Прекрасное — манифестация сокровенных законов природы; без его возникновения они навсегда остались бы сокрытыми.
Говорят: художник, изучай природу. Но не так-то просто из низменного извлечь благородное, из уродливого — прекрасное.
К назойливости юных дилетантов следует относиться снисходительно, в зрелом возрасте они станут подлинными почитателями искусства и его мастеров.
Во всяком произведении искусства, великом или малом, вплоть до самого малого, все сводится к концепции.
С великим восхищением видим мы в Аполлоновой зале виллы Альдобрандини, что во Фраскати, как удачно сумел Доминикино изобразить Овидиевы метаморфозы среди столь подходящего пейзажа; но не надо забывать, что счастливейшие события кажутся вдвойне благодатными, когда они нам ниспосылаются в прекрасном краю, более того, что даже безразличные моменты благодаря величественной местности приобретают высокую значимость.

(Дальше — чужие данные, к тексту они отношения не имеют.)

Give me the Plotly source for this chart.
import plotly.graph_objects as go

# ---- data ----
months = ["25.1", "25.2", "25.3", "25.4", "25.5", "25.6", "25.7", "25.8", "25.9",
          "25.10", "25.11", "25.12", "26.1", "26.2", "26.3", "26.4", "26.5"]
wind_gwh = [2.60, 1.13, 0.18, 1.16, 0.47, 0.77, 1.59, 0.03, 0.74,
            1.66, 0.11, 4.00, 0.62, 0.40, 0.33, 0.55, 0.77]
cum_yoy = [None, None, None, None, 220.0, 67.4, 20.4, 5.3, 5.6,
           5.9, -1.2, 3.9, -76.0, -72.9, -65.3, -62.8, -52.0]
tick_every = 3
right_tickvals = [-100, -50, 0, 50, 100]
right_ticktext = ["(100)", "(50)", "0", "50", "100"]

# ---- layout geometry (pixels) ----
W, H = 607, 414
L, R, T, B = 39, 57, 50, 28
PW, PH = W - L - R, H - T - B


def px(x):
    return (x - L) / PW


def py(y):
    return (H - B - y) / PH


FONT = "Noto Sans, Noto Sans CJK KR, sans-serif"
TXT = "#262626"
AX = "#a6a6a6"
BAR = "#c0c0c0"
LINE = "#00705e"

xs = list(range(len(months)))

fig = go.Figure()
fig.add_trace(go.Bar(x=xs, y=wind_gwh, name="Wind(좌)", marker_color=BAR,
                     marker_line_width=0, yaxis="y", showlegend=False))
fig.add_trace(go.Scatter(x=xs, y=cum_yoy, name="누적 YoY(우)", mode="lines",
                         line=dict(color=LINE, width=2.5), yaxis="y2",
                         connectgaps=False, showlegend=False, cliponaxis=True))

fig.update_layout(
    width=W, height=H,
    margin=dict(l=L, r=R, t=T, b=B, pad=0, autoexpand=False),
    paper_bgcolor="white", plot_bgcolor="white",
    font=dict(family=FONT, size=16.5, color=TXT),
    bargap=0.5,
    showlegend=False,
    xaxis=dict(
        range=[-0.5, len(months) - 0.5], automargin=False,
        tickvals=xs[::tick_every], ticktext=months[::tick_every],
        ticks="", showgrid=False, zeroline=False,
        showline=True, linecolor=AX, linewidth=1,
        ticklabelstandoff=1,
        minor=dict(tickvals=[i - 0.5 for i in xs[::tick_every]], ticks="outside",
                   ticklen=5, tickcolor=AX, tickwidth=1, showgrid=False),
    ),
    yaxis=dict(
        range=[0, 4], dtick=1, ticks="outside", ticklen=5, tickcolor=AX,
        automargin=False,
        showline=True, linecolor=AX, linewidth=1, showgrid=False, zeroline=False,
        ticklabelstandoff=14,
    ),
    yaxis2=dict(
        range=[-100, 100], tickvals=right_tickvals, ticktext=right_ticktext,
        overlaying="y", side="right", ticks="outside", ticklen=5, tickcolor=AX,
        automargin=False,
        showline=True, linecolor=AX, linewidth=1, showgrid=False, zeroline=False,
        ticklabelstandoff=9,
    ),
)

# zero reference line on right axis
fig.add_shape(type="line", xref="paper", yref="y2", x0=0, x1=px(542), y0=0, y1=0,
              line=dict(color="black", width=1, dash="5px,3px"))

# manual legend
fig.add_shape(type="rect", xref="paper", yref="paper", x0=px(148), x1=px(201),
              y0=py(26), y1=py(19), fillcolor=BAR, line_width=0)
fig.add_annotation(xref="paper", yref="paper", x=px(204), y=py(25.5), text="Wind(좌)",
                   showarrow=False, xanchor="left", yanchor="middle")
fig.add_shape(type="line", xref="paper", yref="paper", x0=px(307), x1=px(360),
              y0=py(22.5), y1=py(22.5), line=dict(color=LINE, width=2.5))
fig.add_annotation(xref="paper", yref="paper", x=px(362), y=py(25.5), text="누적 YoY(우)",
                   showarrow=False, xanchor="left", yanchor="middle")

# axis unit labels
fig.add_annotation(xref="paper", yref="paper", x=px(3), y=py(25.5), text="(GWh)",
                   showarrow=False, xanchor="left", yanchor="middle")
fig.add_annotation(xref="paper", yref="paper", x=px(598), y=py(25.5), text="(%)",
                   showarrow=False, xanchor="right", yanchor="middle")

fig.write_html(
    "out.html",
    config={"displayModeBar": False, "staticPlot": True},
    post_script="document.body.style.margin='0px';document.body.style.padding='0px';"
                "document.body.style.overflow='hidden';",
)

Никто, кроме художника, не может споспешествовать искусству. Меценаты поощряют художника, это справедливо и хорошо; но этим не всегда поощряется искусство.
Красота никогда не уяснит себе своей сути.
Все другие искусства мы должны кредитовать, и только у греческого мы вечно остаемся в долгу.
Искусство — перелагатель неизречимого; поэтому глупостью кажется попытка вновь перелагать его словами. И все же когда мы стараемся это делать, разум наш стяжает столько прибыли, что это с лихвой восполняет затраченное состояние.
Классическое — это здоровое, романтическое — больное.
Овидий остался классичным даже в изгнании. Он ищет свое несчастье не в себе самом, а в своем удалении от столицы мира.
Романтизм уже скатился в бездну; невозможно представить себе что-нибудь отвратительнее его новейших продукций.
Литература портится лишь в той мере, в какой люди становятся испорченнее.
Что это за время, когда приходится завидовать почившим!
У греков, поэзия и риторика которых были просты и позитивны, одобрение высказывается чаще, чем порицание; у латинян мы наблюдаем обратное; чем больше понижается поэзия и ораторское искусство, тем больше места отводится хуле, тем меньше — восхвалениям.
Генрих Четвертый Шекспира. Если бы погибло все, что когда-либо было написано в этом жанре, то по нему одному можно было бы полностью восстановить и поэзию и риторику.